By Wayne LaPierre, Executive Vice President
I recently visited a colleague who is a remarkable detective when it comes to conducting Internet research. He likens his work to peeling an onion. In the Internet universe, he says, the layers and interconnection of information and data are seamless, appearing to be without end.
But as we discovered, there can be an end.
My friend’s state-of-the-art, fiber-optic, land-line service abruptly went down for several hours. No high-speed DSL, not even long distance voice service. Nothing.
In the midst of that vacuum, I realized just how essential this truly instant communication has been to the preservation of the Second Amendment in our modern times.
You almost have to be of a certain age to understand how hard it was to disseminate the truth before the Internet. After the formation of the NRA Institute for Legislative Action in 1975, we did it, and we did it well. We communicated through direct mail, through phone trees, newsletters, through people-to-people contact and through mass meetings.

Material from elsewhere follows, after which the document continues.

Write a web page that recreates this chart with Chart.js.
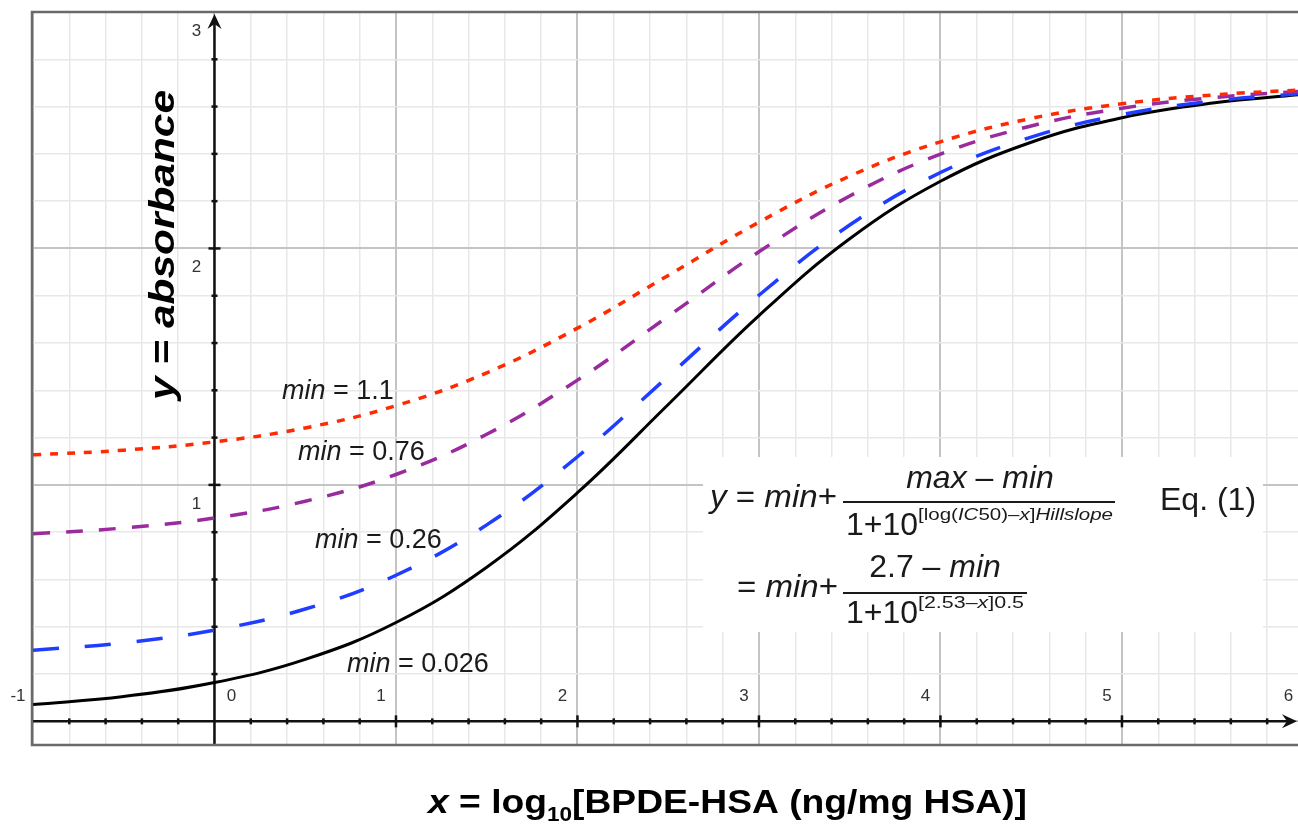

What the gun-ban crowd had and still has is the megaphone of the big media.
With the advent of the Internet, all of that changed for us.
But will that change, be altered or taken from us?
There we were at my friend’s sophisticated computer operation experiencing digital dead silence—completely cut off from the unfettered world of knowledge and opinion we all take for granted.
Digital silence. That’s something global users in other nations—like Russia, China and a long list of lesser undemocratic states—often experience because their governments have the power to pull the plug on individual websites or, at times, the whole network.
For Americans, with the advent of the U.S. invention of the Internet, free speech is not just open dissemination of ideas and information. It includes limitless instant access to those ideas and the ability to choose and search from among virtually unlimited sources. It is also the backbone of free enterprise and a vibrant global economy.
With the Internet—as created by Americans and managed by Americans—that freedom of speech and freedom of access has grown exponentially and, above all, has been preserved to a remarkable degree.
The Internet, as the most open free-speech institution in history, has become a major factor in gun owners’ ability to achieve success in preserving and protecting the Second Amendment.
Compare Internet freedom to the parallel universe of the national media, especially traditional, legacy network television.
The Media Research Center (MRC) tirelessly documents media bias on a broad range of topics, but has been especially keen on ferreting out dishonest coverage of Second Amendment issues.
Headlines from the MRC website (www.MRC.org) tell the story:
• “ABC, CBS, NBC Slant 8 to 1 for Obama’s Gun Control Crusade”
• “Doubling Down on Anti-Gun News”
• “Media Coverage of ‘Fast and Furious’ Scandal Rare and Spurious”
As the impressive MRC media-bias evidence demonstrates, the common weapon against the Second Amendment has been the news blackout.
Were it up to the thought managers in traditional media, their rules of engagement—absolute control—would long ago have been applied to the Internet.
Thomas Friedman of The New York Times told Meet the Press that the Internet was “an open sewer of untreated, unfiltered information.”
Former NBC News anchor Tom Brokaw, appearing with Friedman, said “… there is so much disinformation out there that it’s frightening. … We just can’t function that way.”
So just how would Brokaw have the Internet function?
He laid it out in 1996:
“… the Internet works best when there are gatekeepers. When there are people making determinations and judgments about what information is relevant and factual and useful.”
And in Tom Brokaw’s and Thomas Friedman’s world, the gate is always closed to the Second Amendment, but always open to the gun banners.
That is surely where we are headed with the announcement in March by the Obama administration that America’s oversight of the Internet will be handed away to, as yet, undetermined global control.
In a March 14 press release, the administration said the U.S. would “transition key Internet domain functions to the global stakeholder community”—whatever that may mean.
The U.S. Commerce Department pledged that the U.S. will insist that the “global stakeholder community” will “maintain the openness of the Internet.”
Really? How? Once Internet governance is out of U.S. oversight, it’s gone. And we are the only nation on earth that has a constitutionally protected First Amendment.
I would not trust the First Amendment to the care of “global stakeholders” any more than I would entrust them with the Second Amendment.
And why should anyone believe any assurances from the administration of a president who says his pen and phone trump laws enacted by Congress and who infamously promised “You can keep your doctor” and “keep your heath care”?
The Internet is not the property of Barack Obama. It is not his to give away. It is not some bureaucratic property to be bargained away behind closed doors. It belongs to the American people.
And it must be protected.
Maintaining American integrity of the Internet should be the responsibility of Congress. In 2012, Congress unanimously passed resolutions reasserting that U.S. policy is “to promote a global Internet free from government control.”
As NRA members, we must insist that our U.S. Senators and Congressmen demand a hold on this giveaway and open full investigations and hearings into the future governance of the Internet.
The future of the Second Amendment depends on the free exercise of the First Amendment. And that includes preserving America’s Internet and its unrestricted flow of ideas and vital information.